Exercise description >> Retype the material that follows, keeping every word as it is.

--- Data extract ---

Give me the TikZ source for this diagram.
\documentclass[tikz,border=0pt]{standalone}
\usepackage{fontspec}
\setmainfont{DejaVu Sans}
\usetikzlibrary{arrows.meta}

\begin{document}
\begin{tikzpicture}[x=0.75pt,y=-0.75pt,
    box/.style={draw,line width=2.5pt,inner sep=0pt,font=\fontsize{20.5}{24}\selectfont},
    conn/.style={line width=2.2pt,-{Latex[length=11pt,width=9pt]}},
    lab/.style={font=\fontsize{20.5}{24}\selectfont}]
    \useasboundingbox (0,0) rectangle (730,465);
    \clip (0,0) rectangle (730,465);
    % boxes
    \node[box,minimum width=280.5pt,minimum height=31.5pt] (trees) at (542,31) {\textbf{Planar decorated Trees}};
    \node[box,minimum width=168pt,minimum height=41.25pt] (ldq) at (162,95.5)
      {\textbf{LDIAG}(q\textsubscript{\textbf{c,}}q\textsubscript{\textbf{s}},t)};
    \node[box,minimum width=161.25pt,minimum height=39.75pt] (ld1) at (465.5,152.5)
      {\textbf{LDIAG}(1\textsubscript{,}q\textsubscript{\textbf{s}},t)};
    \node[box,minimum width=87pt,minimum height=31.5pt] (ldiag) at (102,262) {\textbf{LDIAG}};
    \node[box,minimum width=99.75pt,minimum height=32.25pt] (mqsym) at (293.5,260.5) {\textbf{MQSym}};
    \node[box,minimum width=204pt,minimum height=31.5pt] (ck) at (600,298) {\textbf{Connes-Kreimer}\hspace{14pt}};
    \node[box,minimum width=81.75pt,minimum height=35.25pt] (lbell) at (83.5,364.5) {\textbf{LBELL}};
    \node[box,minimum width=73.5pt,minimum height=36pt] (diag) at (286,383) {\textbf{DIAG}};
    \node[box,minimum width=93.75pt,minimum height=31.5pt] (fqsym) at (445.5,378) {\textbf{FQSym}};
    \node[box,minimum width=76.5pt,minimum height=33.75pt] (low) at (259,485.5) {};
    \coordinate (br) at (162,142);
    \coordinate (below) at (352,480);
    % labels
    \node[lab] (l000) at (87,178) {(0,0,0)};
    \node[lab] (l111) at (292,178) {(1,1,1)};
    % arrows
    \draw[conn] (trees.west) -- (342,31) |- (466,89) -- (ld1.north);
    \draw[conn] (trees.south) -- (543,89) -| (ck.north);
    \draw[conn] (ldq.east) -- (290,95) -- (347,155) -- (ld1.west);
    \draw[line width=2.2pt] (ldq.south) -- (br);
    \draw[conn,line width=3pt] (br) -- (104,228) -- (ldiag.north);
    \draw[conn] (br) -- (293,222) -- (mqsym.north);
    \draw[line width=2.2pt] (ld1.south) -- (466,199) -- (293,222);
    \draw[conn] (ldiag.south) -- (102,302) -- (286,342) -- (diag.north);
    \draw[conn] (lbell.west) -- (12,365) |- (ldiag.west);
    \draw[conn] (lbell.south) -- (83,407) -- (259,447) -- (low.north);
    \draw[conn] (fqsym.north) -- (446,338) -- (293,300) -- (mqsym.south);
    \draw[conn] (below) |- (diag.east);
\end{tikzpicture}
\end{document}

---

Result of the task >>
Give me the TikZ source for this diagram.
\documentclass[tikz,border=0pt]{standalone}
\usepackage{fontspec}
\setmainfont{DejaVu Sans}
\usetikzlibrary{arrows.meta}

\begin{document}
\begin{tikzpicture}[x=0.75pt,y=-0.75pt,
    box/.style={draw,line width=2.5pt,inner sep=0pt,font=\fontsize{20.5}{24}\selectfont},
    conn/.style={line width=2.2pt,-{Latex[length=11pt,width=9pt]}},
    lab/.style={font=\fontsize{20.5}{24}\selectfont}]
    \useasboundingbox (0,0) rectangle (730,465);
    \clip (0,0) rectangle (730,465);
    % boxes
    \node[box,minimum width=280.5pt,minimum height=31.5pt] (trees) at (542,31) {\textbf{Planar decorated Trees}};
    \node[box,minimum width=168pt,minimum height=41.25pt] (ldq) at (162,95.5)
      {\textbf{LDIAG}(q\textsubscript{\textbf{c,}}q\textsubscript{\textbf{s}},t)};
    \node[box,minimum width=161.25pt,minimum height=39.75pt] (ld1) at (465.5,152.5)
      {\textbf{LDIAG}(1\textsubscript{,}q\textsubscript{\textbf{s}},t)};
    \node[box,minimum width=87pt,minimum height=31.5pt] (ldiag) at (102,262) {\textbf{LDIAG}};
    \node[box,minimum width=99.75pt,minimum height=32.25pt] (mqsym) at (293.5,260.5) {\textbf{MQSym}};
    \node[box,minimum width=204pt,minimum height=31.5pt] (ck) at (600,298) {\textbf{Connes-Kreimer}\hspace{14pt}};
    \node[box,minimum width=81.75pt,minimum height=35.25pt] (lbell) at (83.5,364.5) {\textbf{LBELL}};
    \node[box,minimum width=73.5pt,minimum height=36pt] (diag) at (286,383) {\textbf{DIAG}};
    \node[box,minimum width=93.75pt,minimum height=31.5pt] (fqsym) at (445.5,378) {\textbf{FQSym}};
    \node[box,minimum width=76.5pt,minimum height=33.75pt] (low) at (259,485.5) {};
    \coordinate (br) at (162,142);
    \coordinate (below) at (352,480);
    % labels
    \node[lab] (l000) at (87,178) {(0,0,0)};
    \node[lab] (l111) at (292,178) {(1,1,1)};
    % arrows
    \draw[conn] (trees.west) -- (342,31) |- (466,89) -- (ld1.north);
    \draw[conn] (trees.south) -- (543,89) -| (ck.north);
    \draw[conn] (ldq.east) -- (290,95) -- (347,155) -- (ld1.west);
    \draw[line width=2.2pt] (ldq.south) -- (br);
    \draw[conn,line width=3pt] (br) -- (104,228) -- (ldiag.north);
    \draw[conn] (br) -- (293,222) -- (mqsym.north);
    \draw[line width=2.2pt] (ld1.south) -- (466,199) -- (293,222);
    \draw[conn] (ldiag.south) -- (102,302) -- (286,342) -- (diag.north);
    \draw[conn] (lbell.west) -- (12,365) |- (ldiag.west);
    \draw[conn] (lbell.south) -- (83,407) -- (259,447) -- (low.north);
    \draw[conn] (fqsym.north) -- (446,338) -- (293,300) -- (mqsym.south);
    \draw[conn] (below) |- (diag.east);
\end{tikzpicture}
\end{document}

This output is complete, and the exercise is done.